A recent BW retreat to the Lodge at Riggins Hot Springs afforded us staffers a weekend of rest and relaxation if so desired, or a few days of play, which some of us took advantage of like kids at summer camp.

On Saturday, with the bright sun reflecting off the Salmon River, some of my colleagues headed out on a miles-long hike. It never crossed my mind to bring shoes other than flip-flops so hiking was out. One employee brought his bike. Not only did I not think to bring my bike, he covered more ground in that one day than I do in a month. No biking for me. Some people splashed around in the pool. I don't even own a bathing suit. For the staffers hanging out inside the lodge, poker was the game of choice. I can't remember if a full house beats a straight flush, and my poker face consists of a furrowed brow and a steady stream of "Damn, damn, damn." I don't play cards much.

I don't have great eye-hand coordination either, but an offer to join in a game of bocce ball, playing across the acres of lawn that surround the lodge, was inviting for a couple of reasons: One: it only takes one hand so the other hand is free to hold a cup, can or bottle. Two: with a modicum of practice, the object of the game is easily achieved. Three: it's a game popular with the retirees living in condos in Miami. In other words, it's not very strenuous.

Roughly, the rules of the game are as follows: Regulation bocce (the Italian word for "ball") is played on a court 91-feet long and 13-feet wide constructed with both side walls and back walls (we made do on a swath of manicured lawn). The game is played with eight large, hefty balls, or bocci, and one small ball, called a pallino or pallina. Teams made up of one, two or four people try to get their bocci as close to the pallino as possible. A toss of a quarter can determine who goes first. The team that throws—or bowls—first then stands aside, giving the other team the opportunity to get closer. Whoever gets nearest the pallino stands aside, letting the other team bowl until they either have the closest ball or have bowled all of their bocci. Teams are given one point for each ball closer to the pallino than their opponents. Games are played to 11, 16, 21 or any previously determined number of points.
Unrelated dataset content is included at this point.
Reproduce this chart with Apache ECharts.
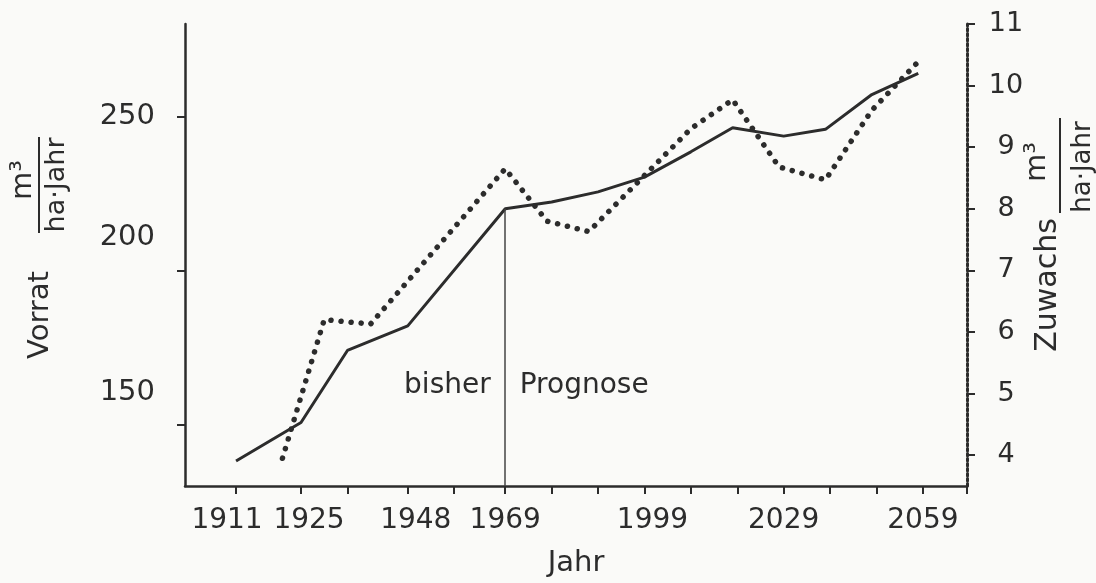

Tossing the ball across lumpy grass, rife with rises and dips and hidden reserves of deer and goose guano would never qualify my workmates and me for the U.S. Bocce Team. But it did give me an appreciation and affection for this ancient game. Players can move at their own pace, the game definitely engenders a sense of friendly competition and quickly becomes addictive. One of my workmates who found the game as appealing as I did (mostly because she never had to set her beer down) bought a bocce set soon after our return to Boise, and together, we whiled away most of a recent Sunday afternoon in my back yard. The rematch is at her house next weekend.